# Goal
Keep only the lines of the listing that include the word "matplotlib", and copy them.

# Records provided
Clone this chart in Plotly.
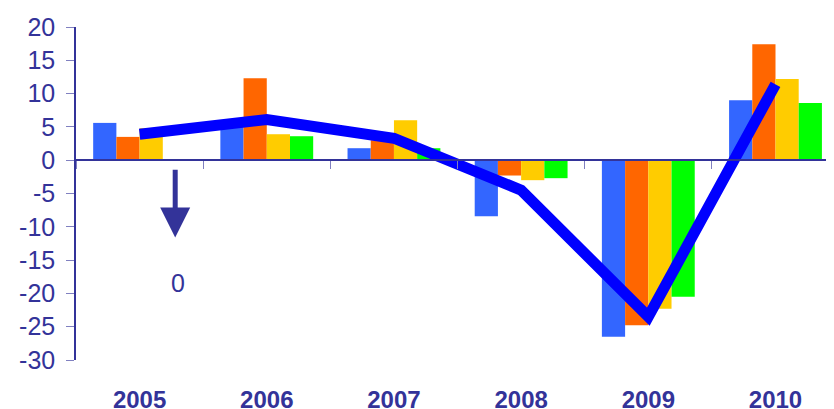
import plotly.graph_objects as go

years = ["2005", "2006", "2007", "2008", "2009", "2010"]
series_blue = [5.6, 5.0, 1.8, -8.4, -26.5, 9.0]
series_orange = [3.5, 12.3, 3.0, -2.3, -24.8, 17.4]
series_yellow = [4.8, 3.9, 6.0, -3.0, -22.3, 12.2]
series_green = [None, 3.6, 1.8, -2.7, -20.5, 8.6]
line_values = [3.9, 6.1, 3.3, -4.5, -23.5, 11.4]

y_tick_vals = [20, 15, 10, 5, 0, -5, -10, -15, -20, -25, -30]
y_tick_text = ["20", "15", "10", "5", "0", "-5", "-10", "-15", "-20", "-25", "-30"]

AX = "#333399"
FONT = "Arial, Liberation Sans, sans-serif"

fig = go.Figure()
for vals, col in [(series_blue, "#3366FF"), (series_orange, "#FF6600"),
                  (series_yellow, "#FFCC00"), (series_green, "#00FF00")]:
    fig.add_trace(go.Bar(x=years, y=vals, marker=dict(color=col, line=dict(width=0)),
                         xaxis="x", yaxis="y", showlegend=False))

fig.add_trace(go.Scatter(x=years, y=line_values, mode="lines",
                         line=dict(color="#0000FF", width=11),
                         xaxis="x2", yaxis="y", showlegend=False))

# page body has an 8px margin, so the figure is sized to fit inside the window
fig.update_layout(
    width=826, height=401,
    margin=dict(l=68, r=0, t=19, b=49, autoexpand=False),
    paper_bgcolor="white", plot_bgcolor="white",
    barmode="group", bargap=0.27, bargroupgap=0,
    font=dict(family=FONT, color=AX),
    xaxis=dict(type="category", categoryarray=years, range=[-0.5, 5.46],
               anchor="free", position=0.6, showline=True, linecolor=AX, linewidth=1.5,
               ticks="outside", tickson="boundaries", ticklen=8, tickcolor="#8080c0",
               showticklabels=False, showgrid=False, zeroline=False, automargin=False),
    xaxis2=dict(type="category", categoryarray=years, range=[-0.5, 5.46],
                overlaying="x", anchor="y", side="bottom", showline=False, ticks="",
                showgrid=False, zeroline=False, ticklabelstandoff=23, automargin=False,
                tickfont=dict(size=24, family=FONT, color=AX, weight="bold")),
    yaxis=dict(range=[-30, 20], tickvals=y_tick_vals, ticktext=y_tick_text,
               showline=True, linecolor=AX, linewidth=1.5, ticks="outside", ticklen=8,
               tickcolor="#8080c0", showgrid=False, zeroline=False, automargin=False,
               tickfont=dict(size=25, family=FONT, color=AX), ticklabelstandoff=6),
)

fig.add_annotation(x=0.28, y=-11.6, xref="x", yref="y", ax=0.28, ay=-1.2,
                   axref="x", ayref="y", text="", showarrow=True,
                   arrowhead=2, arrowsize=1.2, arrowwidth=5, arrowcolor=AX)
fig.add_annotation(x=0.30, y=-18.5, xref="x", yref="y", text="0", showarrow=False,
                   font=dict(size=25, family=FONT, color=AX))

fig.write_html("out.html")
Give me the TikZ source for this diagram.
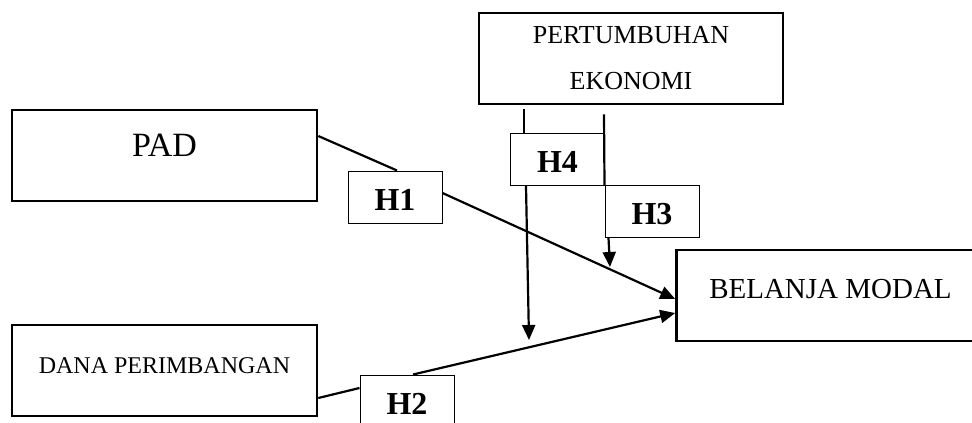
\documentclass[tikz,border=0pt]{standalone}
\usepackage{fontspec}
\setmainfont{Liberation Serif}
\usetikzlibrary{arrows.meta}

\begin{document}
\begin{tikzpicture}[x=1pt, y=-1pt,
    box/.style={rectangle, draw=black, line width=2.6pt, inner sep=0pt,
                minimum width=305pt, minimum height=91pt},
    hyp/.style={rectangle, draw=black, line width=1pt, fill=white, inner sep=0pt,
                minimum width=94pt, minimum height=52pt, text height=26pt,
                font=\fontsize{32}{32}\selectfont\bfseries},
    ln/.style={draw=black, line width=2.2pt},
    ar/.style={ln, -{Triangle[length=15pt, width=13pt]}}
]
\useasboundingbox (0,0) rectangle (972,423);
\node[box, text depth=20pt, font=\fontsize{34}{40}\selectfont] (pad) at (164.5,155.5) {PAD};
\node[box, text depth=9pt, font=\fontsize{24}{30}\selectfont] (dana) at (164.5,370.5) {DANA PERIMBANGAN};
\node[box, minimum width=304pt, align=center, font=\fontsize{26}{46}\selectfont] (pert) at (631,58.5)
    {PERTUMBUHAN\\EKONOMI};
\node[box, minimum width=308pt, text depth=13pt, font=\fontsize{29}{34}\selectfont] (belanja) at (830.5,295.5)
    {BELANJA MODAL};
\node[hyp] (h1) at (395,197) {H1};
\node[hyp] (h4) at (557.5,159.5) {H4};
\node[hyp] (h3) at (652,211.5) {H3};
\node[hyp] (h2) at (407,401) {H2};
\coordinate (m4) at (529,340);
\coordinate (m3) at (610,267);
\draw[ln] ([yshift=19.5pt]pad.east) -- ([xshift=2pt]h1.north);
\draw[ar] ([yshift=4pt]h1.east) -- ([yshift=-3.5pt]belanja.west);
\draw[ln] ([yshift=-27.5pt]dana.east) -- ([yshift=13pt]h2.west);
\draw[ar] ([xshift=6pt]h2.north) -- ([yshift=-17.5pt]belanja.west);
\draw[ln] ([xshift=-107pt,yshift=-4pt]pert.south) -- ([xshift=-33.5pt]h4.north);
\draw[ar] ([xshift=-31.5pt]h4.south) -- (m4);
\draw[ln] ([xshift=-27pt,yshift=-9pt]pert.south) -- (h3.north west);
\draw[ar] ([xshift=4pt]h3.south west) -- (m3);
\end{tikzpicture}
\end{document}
* * *
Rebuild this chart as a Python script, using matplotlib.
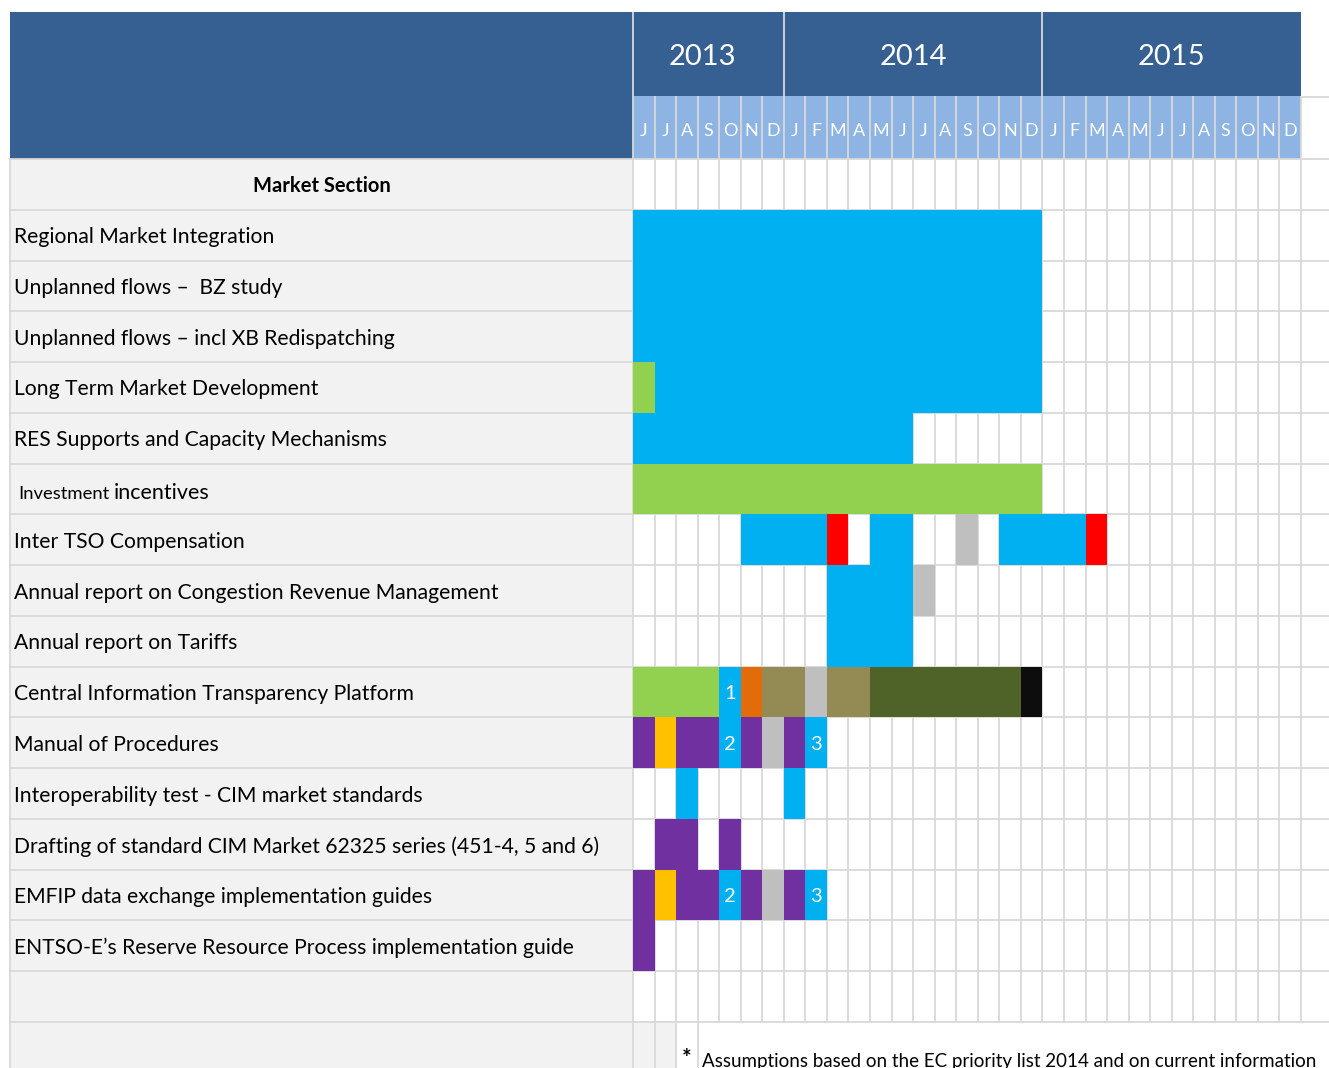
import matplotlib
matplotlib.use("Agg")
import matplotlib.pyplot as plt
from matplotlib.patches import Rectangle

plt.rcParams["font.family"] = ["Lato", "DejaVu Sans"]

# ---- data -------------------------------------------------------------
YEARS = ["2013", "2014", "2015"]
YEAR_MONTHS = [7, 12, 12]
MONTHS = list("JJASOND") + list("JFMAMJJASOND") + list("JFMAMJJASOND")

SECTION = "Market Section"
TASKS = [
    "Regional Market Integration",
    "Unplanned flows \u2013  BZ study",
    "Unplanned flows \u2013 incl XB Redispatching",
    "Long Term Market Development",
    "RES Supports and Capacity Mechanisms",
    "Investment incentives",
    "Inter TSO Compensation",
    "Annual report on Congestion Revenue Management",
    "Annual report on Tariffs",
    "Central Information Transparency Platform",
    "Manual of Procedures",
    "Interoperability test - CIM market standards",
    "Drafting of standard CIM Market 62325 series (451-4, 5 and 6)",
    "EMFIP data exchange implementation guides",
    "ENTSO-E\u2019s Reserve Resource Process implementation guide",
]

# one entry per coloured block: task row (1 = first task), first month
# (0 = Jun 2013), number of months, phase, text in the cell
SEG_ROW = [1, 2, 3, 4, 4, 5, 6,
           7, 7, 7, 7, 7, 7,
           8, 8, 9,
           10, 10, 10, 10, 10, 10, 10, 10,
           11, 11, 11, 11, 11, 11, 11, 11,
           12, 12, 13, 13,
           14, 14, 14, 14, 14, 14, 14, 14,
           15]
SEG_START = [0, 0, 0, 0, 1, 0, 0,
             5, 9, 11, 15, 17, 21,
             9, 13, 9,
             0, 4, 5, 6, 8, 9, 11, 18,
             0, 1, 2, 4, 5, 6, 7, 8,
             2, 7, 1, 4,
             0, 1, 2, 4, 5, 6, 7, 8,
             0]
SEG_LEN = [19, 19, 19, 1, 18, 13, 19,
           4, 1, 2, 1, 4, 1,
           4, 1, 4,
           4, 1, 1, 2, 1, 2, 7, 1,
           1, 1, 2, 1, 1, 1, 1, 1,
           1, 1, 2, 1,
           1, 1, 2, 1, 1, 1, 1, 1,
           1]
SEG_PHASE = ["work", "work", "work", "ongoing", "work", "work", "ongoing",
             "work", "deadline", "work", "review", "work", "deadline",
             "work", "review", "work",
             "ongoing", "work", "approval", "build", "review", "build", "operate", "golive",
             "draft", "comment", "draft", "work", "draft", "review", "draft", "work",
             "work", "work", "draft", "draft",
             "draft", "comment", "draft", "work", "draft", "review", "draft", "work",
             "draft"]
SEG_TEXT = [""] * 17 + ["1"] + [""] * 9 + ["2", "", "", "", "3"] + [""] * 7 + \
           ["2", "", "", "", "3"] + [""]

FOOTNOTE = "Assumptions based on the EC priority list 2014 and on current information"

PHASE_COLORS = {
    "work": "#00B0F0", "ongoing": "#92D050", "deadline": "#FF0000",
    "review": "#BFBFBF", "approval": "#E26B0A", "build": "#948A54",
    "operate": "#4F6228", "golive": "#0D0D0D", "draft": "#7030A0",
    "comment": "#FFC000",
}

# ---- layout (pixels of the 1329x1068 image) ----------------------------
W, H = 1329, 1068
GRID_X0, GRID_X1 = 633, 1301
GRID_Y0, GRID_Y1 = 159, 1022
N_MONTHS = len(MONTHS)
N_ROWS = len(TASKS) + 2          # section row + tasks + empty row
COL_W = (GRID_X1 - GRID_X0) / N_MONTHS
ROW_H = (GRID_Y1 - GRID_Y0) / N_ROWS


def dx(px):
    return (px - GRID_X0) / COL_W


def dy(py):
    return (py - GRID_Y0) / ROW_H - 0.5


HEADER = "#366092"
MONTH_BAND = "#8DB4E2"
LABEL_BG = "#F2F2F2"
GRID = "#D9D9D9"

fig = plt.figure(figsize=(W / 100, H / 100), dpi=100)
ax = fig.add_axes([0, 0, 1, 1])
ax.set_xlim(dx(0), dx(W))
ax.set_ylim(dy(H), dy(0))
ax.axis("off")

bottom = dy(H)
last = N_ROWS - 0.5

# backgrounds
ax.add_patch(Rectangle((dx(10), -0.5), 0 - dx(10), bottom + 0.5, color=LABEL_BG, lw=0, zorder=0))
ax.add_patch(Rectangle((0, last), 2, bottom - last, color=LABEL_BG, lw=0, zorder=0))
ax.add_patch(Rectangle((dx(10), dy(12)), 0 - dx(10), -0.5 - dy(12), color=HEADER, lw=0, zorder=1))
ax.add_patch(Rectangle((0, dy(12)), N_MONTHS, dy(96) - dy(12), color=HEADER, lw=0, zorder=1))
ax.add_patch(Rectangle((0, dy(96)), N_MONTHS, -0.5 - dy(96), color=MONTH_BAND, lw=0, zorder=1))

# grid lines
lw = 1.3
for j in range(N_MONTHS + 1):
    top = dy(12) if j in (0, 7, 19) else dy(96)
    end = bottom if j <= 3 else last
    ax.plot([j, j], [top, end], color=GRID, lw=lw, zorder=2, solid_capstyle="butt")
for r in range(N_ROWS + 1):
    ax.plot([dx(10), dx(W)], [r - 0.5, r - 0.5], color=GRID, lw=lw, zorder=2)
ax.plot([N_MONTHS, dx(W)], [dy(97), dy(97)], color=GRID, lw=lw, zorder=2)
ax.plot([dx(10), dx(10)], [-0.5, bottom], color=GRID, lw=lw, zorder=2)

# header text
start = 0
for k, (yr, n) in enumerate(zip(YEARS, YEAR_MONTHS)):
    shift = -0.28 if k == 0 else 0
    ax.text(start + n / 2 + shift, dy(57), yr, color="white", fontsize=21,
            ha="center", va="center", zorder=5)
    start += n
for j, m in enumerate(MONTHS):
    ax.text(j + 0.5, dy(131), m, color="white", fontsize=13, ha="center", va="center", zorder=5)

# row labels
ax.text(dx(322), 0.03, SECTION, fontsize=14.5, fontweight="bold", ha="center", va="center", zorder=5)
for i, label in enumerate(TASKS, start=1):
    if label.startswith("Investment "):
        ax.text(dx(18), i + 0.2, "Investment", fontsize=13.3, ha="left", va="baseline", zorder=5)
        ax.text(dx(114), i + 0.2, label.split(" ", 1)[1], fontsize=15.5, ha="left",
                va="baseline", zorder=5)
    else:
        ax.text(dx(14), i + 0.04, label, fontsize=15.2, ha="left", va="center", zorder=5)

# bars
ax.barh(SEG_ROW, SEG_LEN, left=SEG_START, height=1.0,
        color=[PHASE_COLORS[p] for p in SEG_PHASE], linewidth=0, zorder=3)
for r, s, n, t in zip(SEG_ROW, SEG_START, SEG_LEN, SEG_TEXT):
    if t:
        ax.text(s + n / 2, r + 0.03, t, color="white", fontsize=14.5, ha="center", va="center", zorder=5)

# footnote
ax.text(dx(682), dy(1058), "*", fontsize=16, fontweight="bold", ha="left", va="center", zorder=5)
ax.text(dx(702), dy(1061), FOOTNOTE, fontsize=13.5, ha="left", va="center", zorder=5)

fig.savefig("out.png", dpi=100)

# Output for this task
Rebuild this chart as a Python script, using matplotlib.
import matplotlib
matplotlib.use("Agg")
import matplotlib.pyplot as plt
from matplotlib.patches import Rectangle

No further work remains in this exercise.